题解 P5098 【[USACO2004OPEN]Cave Cows 3 洞穴里的牛之三】

· · 题解

Description

给定 n 个点,每个点的坐标为 (x,y),求曼哈顿距离的最大点对,输出这个最大值。

(1 \leq n \leq 5 \times 10^4,-10^6 \leq x,y \leq 10^6)

Solution 1

根据题意,对于式子 \left | x_1-x_2\right| +\left | y_1-y_2\right| ,我们可以分成四种情况考虑:

第一种情况:x_1 - x_2 \geq 0,y_1 - y_2 \geq 0

第二种情况:x_1 - x_2 < 0,y_1 - y_2 \geq 0

第三种情况:x_1 - x_2 \geq 0,y_1 - y_2 < 0

第四种情况:x_1 - x_2 < 0,y_1 - y_2 < 0

每种情况的答案要么只与 x+y 的值有关,要么只与 x-y 的值有关,所以最后的答案为

\max \begin{Bmatrix} \max \begin{Bmatrix} x_i + y_i \end{Bmatrix} - \min \begin{Bmatrix} x_i + y_i \end{Bmatrix},\max \begin{Bmatrix} x_i - y_i \end{Bmatrix} - \min \begin{Bmatrix} x_i - y_i \end{Bmatrix} \end{Bmatrix}

Code 1

#include <bits/stdc++.h>
using namespace std;

template <class T>
inline void read(T &x) {
    x = 0;
    char c = getchar();
    bool f = 0;
    for (; !isdigit(c); c = getchar()) f ^= c == '-';
    for (; isdigit(c); c = getchar()) x = x * 10 + (c ^ 48);
    x = f ? -x : x;
}

template <class T>
inline void write(T x) {
    if (x < 0) {
        putchar('-');
        x = -x;
    }
    T y = 1;
    int len = 1;
    for (; y <= x / 10; y *= 10) ++len;
    for (; len; --len, x %= y, y /= 10) putchar(x / y + 48);
}

int n, x, y, minx = 0x7fffffff, maxx, miny = 0x7fffffff, maxy;

int main() {
    read(n);
    for (int i = 1; i <= n; i++) {
        read(x), read(y);
        minx = min(minx, x + y), maxx = max(maxx, x + y);
        miny = min(miny, x - y), maxy = max(maxy, x - y);
    }
    write(max(maxx - minx, maxy - miny));
    putchar('\n');
    return 0;
}

Solution 2

我们考虑将题目所求的 曼哈顿距离 转化为 切比雪夫距离,即把每个点的坐标 (x,y) 变为 (x + y, x - y)

所求的答案就变为 \max \begin{Bmatrix} \max\begin{Bmatrix} \left | x_i - x_j\right| ,\left | y_i - y_j\right| \end{Bmatrix} \end{Bmatrix}

在所有点中,横坐标之差的最大值和纵坐标之差的最大值都有可能成为答案,所以我们只需要预处理出 x,y 的最大值和最小值即可。
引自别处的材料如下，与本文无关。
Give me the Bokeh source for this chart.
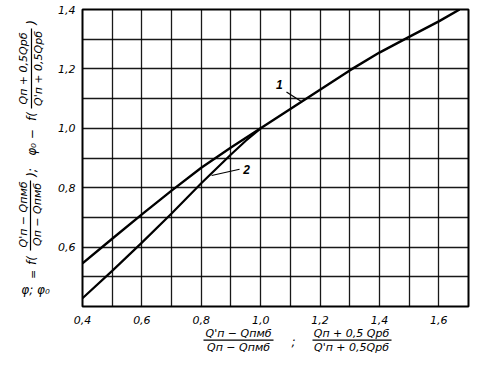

时间复杂度为 O(n)

Code 2

#include <bits/stdc++.h>
using namespace std;

template <class T>
inline void read(T &x) {
    x = 0;
    char c = getchar();
    bool f = 0;
    for (; !isdigit(c); c = getchar()) f ^= c == '-';
    for (; isdigit(c); c = getchar()) x = x * 10 + (c ^ 48);
    x = f ? -x : x;
}

template <class T>
inline void write(T x) {
    if (x < 0) {
        putchar('-');
        x = -x;
    }
    T y = 1;
    int len = 1;
    for (; y <= x / 10; y *= 10) ++len;
    for (; len; --len, x %= y, y /= 10) putchar(x / y + 48);
}

int n, x, y, a, b, minx = 0x7fffffff, maxx, miny = 0x7fffffff, maxy;

int main() {
    read(n);
    for (int i = 1; i <= n; i++) {
        read(a), read(b);
        x = a + b, y = a - b;
        minx = min(minx, x), maxx = max(maxx, x);
        miny = min(miny, y), maxy = max(maxy, y);
    }
    write(max(maxx - minx, maxy - miny));
    putchar('\n');
    return 0;
}